AWS Certified Solutions Architect – Associate (SAA-C03) — Question 890
A company has a custom application with embedded credentials that retrieves information from a database in an Amazon RDS for MySQL DB cluster. The company needs to make the application more secure with minimal programming effort. The company has created credentials on the RDS for MySQL database for the application user.
Which solution will meet these requirements?
Answer options
- A. Store the credentials in AWS Key Management Service (AWS KMS). Create keys in AWS KMS. Configure the application to load the database credentials from AWS KMS. Enable automatic key rotation
- B. Store the credentials in encrypted local storage. Configure the application to load the database credentials from the local storage. Set up a credentials rotation schedule by creating a cron job.
- C. Store the credentials in AWS Secrets Manager. Configure the application to load the database credentials from Secrets Manager. Set up a credentials rotation schedule by creating an AWS Lambda function for Secrets Manager.

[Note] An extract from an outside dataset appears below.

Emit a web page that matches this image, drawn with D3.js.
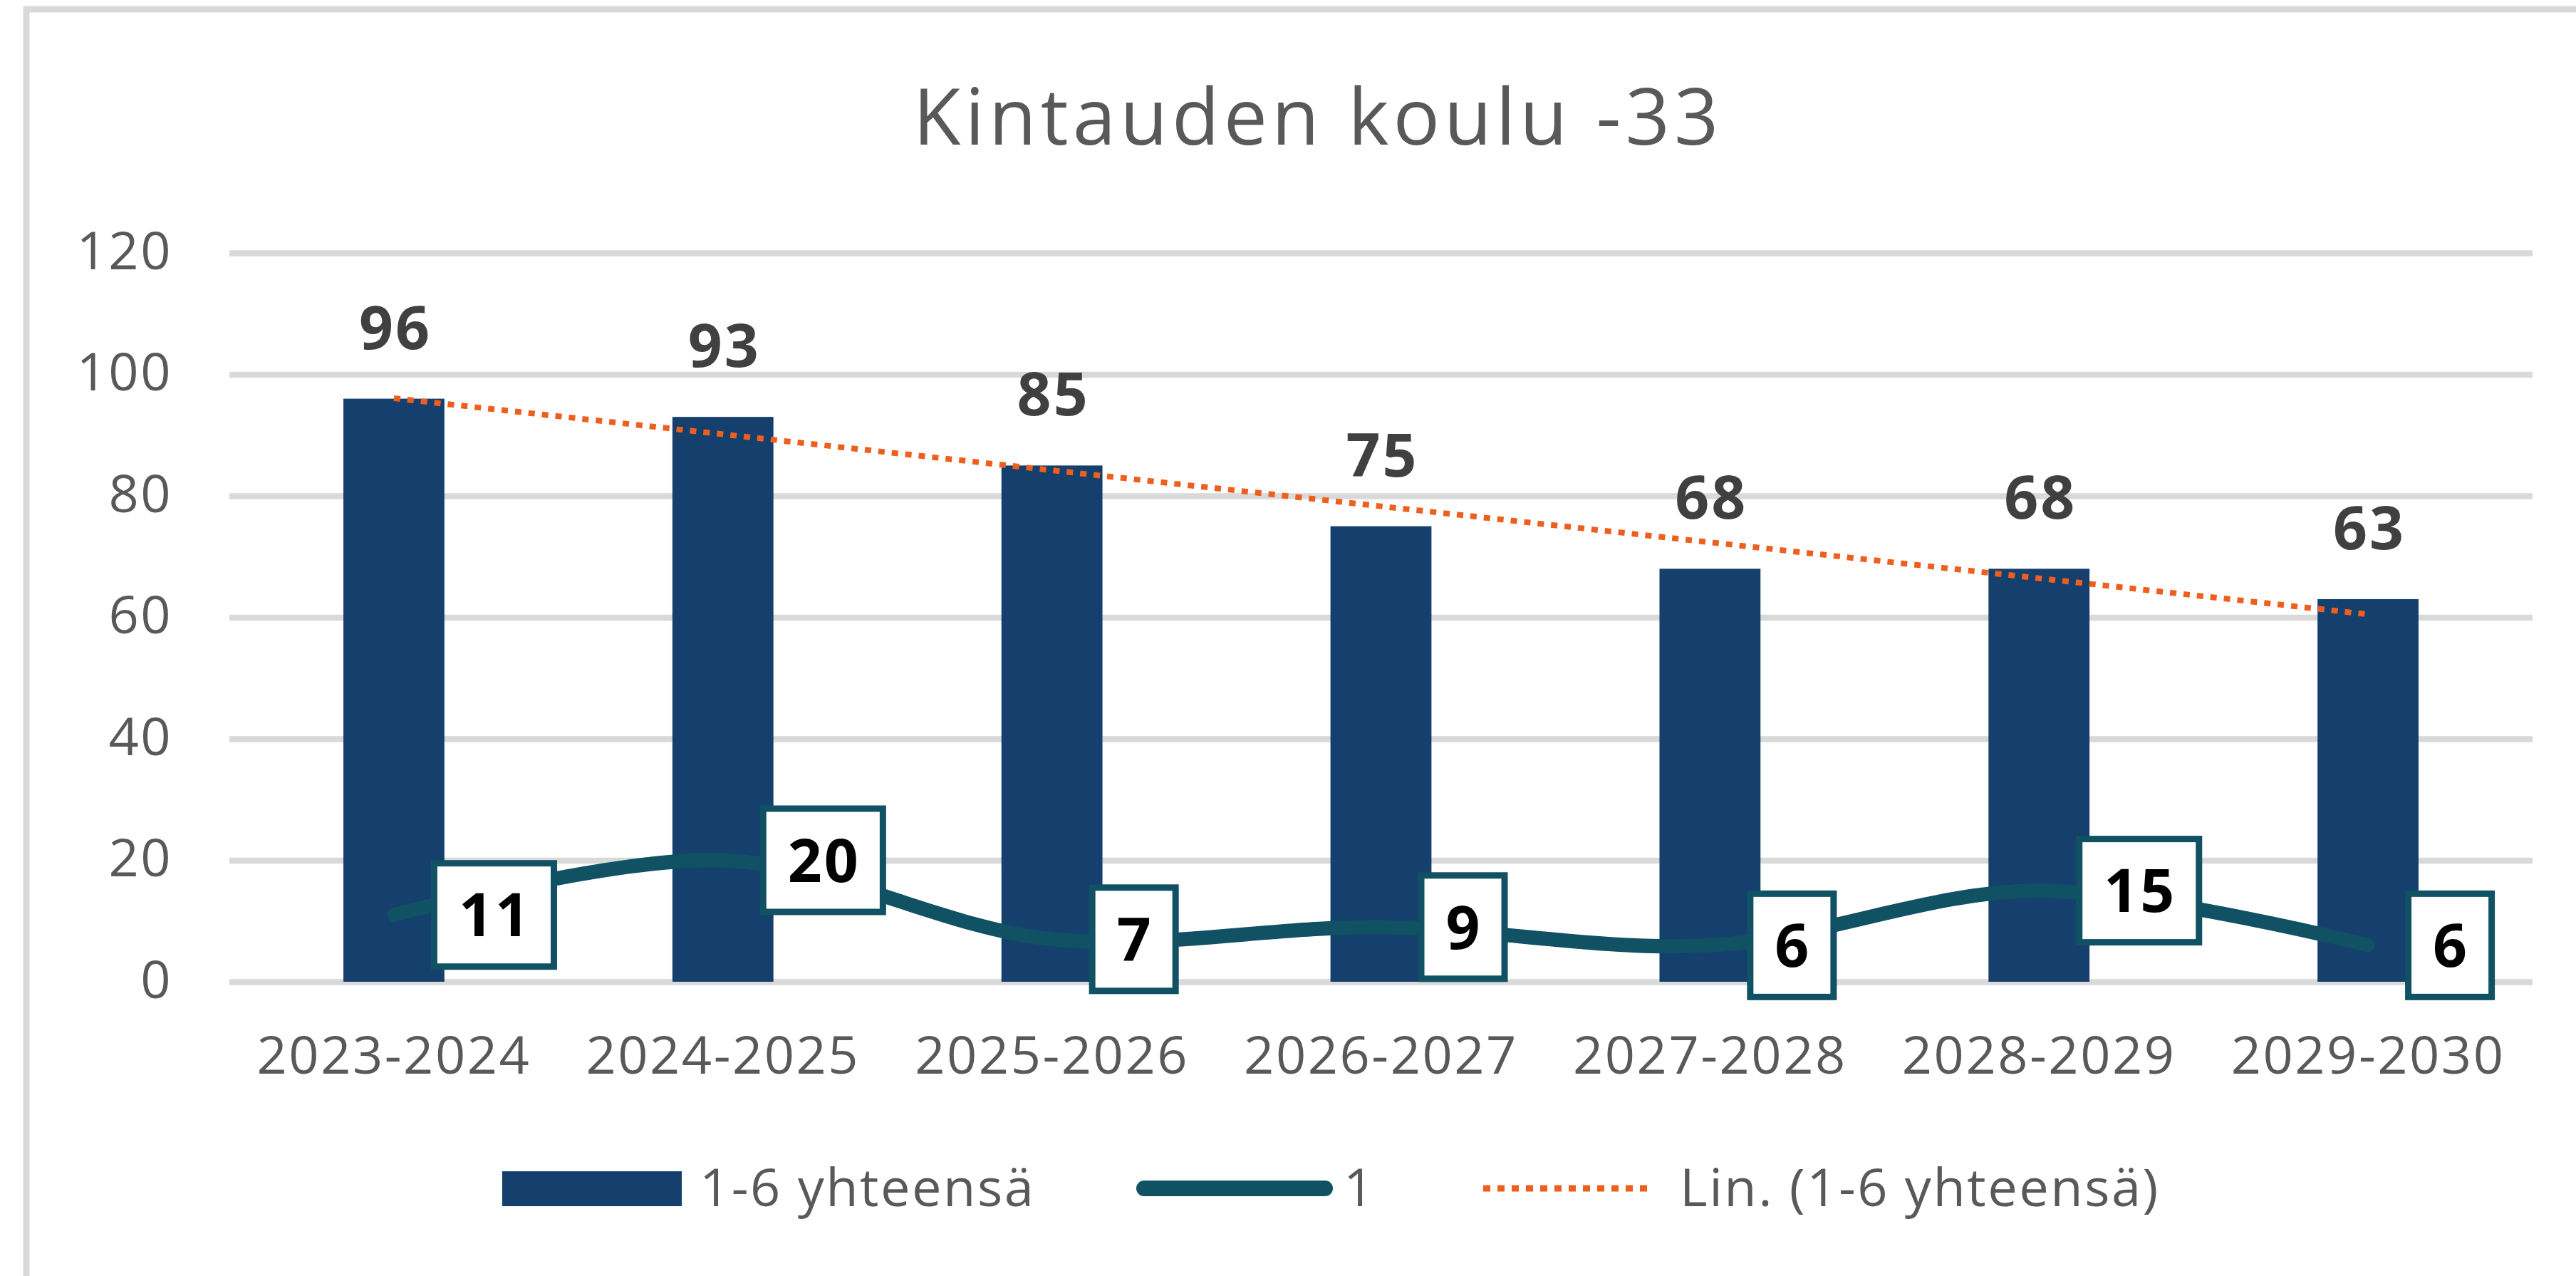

- D. Store the credentials in AWS Systems Manager Parameter Store. Configure the application to load the database credentials from Parameter Store. Set up a credentials rotation schedule in the RDS for MySQL database by using Parameter Store.
Correct answer: C
Explanation
AWS Secrets Manager is specifically designed to protect secrets like database credentials and natively supports automated rotation using AWS Lambda functions. AWS KMS is intended for key management rather than secret storage and rotation, while AWS Systems Manager Parameter Store does not natively support out-of-the-box credential rotation for RDS databases. Encrypted local storage with cron jobs introduces administrative overhead and does not align with AWS security best practices.